The Rights of Protesters in Washington

There is a lot of confusion surrounding a person’s rights when he or she protests or joins a demonstration. For your protest to be as safe and effective as possible, you need to understand your rights and all the legal restrictions that apply to how you express what you are feeling, the nature of your speech and where you decide to make your voice heard. If you have been charged criminally in connection with a protest or demonstration, it’s also important to contact a criminal defense law firm to discuss your case.

Location Restriction Considerations

In general terms, you are allowed to express your views in public spaces, such as streets, parks and other areas that are regularly accessed by the public. However, you can’t protest or demonstrate on private property that doesn’t belong to you unless you have explicit permission from the owner.
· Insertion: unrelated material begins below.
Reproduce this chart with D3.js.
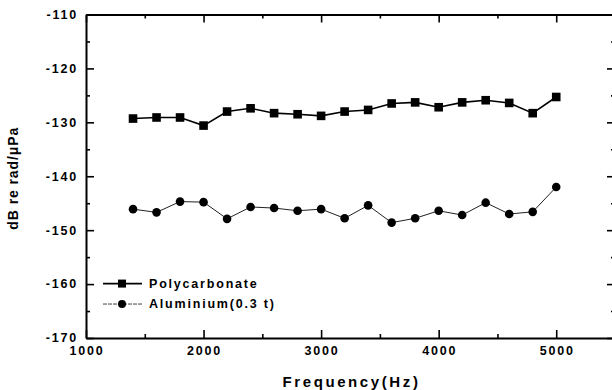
<!DOCTYPE html>
<html><head><meta charset="utf-8">
<script src="https://cdn.jsdelivr.net/npm/d3@7"></script>
<style>
body{margin:0;background:#fff;}
text{font-family:"Liberation Sans",Arial,sans-serif;font-weight:bold;fill:#000;}
</style></head>
<body><svg id="c" width="612" height="390"></svg>
<script>
const freqs = [1400,1600,1800,2000,2200,2400,2600,2800,3000,3200,3400,3600,3800,4000,4200,4400,4600,4800,5000];
const polycarbonate = [-129.3,-129.1,-129.1,-130.6,-128.0,-127.4,-128.3,-128.5,-128.8,-128.0,-127.7,-126.5,-126.3,-127.2,-126.3,-125.9,-126.4,-128.3,-125.3];
const aluminium = [-146.1,-146.7,-144.7,-144.8,-147.9,-145.7,-145.9,-146.4,-146.1,-147.8,-145.4,-148.6,-147.8,-146.4,-147.2,-144.9,-147.0,-146.6,-142.0];
const xTicks = [1000,2000,3000,4000,5000];
const yTicks = [-170,-160,-150,-140,-130,-120,-110];
const seriesNames = ["Polycarbonate","Aluminium(0.3 t)"];
const xTitle = "Frequency(Hz)";
const yTitle = "dB re rad/\u03bcPa";

const svg = d3.select("#c");
const L=86, R=615, T=14.5, B=338;
const x = d3.scaleLinear().domain([1000,5500]).range([L,R]);
const y = d3.scaleLinear().domain([-170,-110]).range([B,T]);

const xMinor = d3.range(1500,5500,1000);
const yMinor = d3.range(-165,-110,10);

function styleAxis(g){
  g.select(".domain").attr("stroke","#000").attr("stroke-width",2);
  g.selectAll(".tick line").attr("stroke","#000").attr("stroke-width",1.6);
}
function frameAxis(axisFn, pos, tr){
  svg.append("g").attr("transform",tr)
    .call(axisFn(pos.scale).tickValues(pos.major).tickSizeInner(-8).tickSizeOuter(0).tickFormat(""))
    .call(styleAxis);
  svg.append("g").attr("transform",tr)
    .call(axisFn(pos.scale).tickValues(pos.minor).tickSizeInner(-4).tickSizeOuter(0).tickFormat(""))
    .call(g=>g.select(".domain").remove()).call(styleAxis);
}
frameAxis(d3.axisBottom,{scale:x,major:xTicks,minor:xMinor},`translate(0,${B})`);
frameAxis(d3.axisTop,{scale:x,major:xTicks,minor:xMinor},`translate(0,${T})`);
frameAxis(d3.axisLeft,{scale:y,major:yTicks,minor:yMinor},`translate(${L},0)`);
frameAxis(d3.axisRight,{scale:y,major:yTicks,minor:yMinor},`translate(${R},0)`);

// tick labels
svg.append("g").selectAll("text").data(xTicks).join("text")
  .attr("x",d=>x(d)+1).attr("y",B+13).attr("dy","0.35em")
  .attr("text-anchor","middle").style("font-size","12.5px").style("letter-spacing","1.8px")
  .text(d=>d);
svg.append("g").selectAll("text").data(yTicks).join("text")
  .attr("x",L-8).attr("y",d=>y(d)).attr("dy","0.35em")
  .attr("text-anchor","end").style("font-size","12.5px").style("letter-spacing","1.8px")
  .text(d=>d);

// titles
svg.append("text").attr("x",(L+R)/2+1).attr("y",382).attr("dy","0.35em")
  .attr("text-anchor","middle").style("font-size","15px").style("letter-spacing","2.6px").text(xTitle);
svg.append("text").attr("transform",`translate(13,${(T+B)/2+2}) rotate(-90)`).attr("dy","0.35em")
  .attr("text-anchor","middle").style("font-size","14px").style("letter-spacing","0.9px").text(yTitle);

// series
const line = d3.line().x((d,i)=>x(freqs[i])).y(d=>y(d));
svg.append("path").datum(polycarbonate).attr("d",line).attr("fill","none").attr("stroke","#000").attr("stroke-width",1.6);
svg.append("path").datum(aluminium).attr("d",line).attr("fill","none").attr("stroke","#222").attr("stroke-width",1);
svg.append("g").selectAll("rect").data(polycarbonate).join("rect")
  .attr("x",(d,i)=>x(freqs[i])-4.3).attr("y",d=>y(d)-4.3).attr("width",8.6).attr("height",8.6).attr("fill","#000");
svg.append("g").selectAll("circle").data(aluminium).join("circle")
  .attr("cx",(d,i)=>x(freqs[i])).attr("cy",d=>y(d)).attr("r",4.3).attr("fill","#000");

// legend
const lg = svg.append("g");
const ly = [y(-160)-0.5, y(-163.7)];
lg.append("line").attr("x1",103).attr("x2",142).attr("y1",ly[0]).attr("y2",ly[0]).attr("stroke","#000").attr("stroke-width",1.6);
lg.append("rect").attr("x",122-4).attr("y",ly[0]-4).attr("width",8).attr("height",8).attr("fill","#000");
lg.append("line").attr("x1",103).attr("x2",142).attr("y1",ly[1]).attr("y2",ly[1]).attr("stroke","#444").attr("stroke-width",1).attr("stroke-dasharray","4,1");
lg.append("circle").attr("cx",122).attr("cy",ly[1]).attr("r",4).attr("fill","#000");
lg.selectAll("text.lt").data(seriesNames).join("text").attr("class","lt")
  .attr("x",149).attr("y",(d,i)=>ly[i]).attr("dy","0.35em")
  .style("font-size","12.5px").style("letter-spacing","1.8px").text(d=>d);
</script></body></html>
Although you are allowed to hold a protest in most public spaces, you may need a permit to do so, depending on where you will be and what you plan to do. This is usually true for larger-scale protests such as parades, rallies or marches that will probably inhibit the ability of traffic to flow, and also any event where you will be using megaphones, microphones and other types of loudspeakers. In addition, in Seattle and some of its surrounding areas, you may need a special event permit if you want to protest in a public park or any other area that requires a roadblock or the stopping of traffic.

Restrictions on Your Speech

Broadly speaking, law enforcement cannot punish you or discriminate against you because you are freely expressing your views. However, keep in mind that some speech forms are not protected under the First Amendment, and engaging in them may result in your protest being shut down. These forms of speech include:

  • Anything you say or do that is encouraging lawlessness or violent actions
  • Speech that is considered very obscene and would definitely be offensive to the average person
  • Words that are threatening another group or person with death or physical injury.

If you feel you are being discriminated against by law enforcement because of your speech’s content and not because of inappropriate delivery, it is imperative that you speak to a criminal defense law firm as soon as possible. Charges related to a protest can involve jail time and fines, and if the police have behaved inappropriately, you have the right to defend yourself.

As a protester, your rights may have been violated by law enforcement if any of the following statements apply to your case:

  • The police have allowed a different group to speak completely freely and in a similar way as you did but are taking action only against your demonstration
  • You were asked by police not to hand out flyers, books, pamphlets or other literature that falls under constitutional protection
  • You were searched by police without your consent, and you were not in a situation where this action was legal
  • Despite not having a warrant, police demanded that you show them videos or photos you took
  • The police tried to end your protest but you had all the permits required and you met all manner, place and time restrictions that applied

The most common charges that protesters in Washington face are disorderly conduct, obstruction, , resisting arrest, trespassing, or disturbing activity nearby, such as at a school by the protest site.

If you are arrested for anything related to your participation in a protest, remember that you have the right to stay silent. You do have to give your name and address, but you don’t have to say anything else. You also have the right to an attorney and should ask for one right away. Don’t discuss the case with the police without an attorney present; what you say can be used against you later. You also have the right to go to court and go before a judge the next day that court is in session. Make sure you assert this right. Depending on your situation, you may be released with or without posting bail before you see the judge.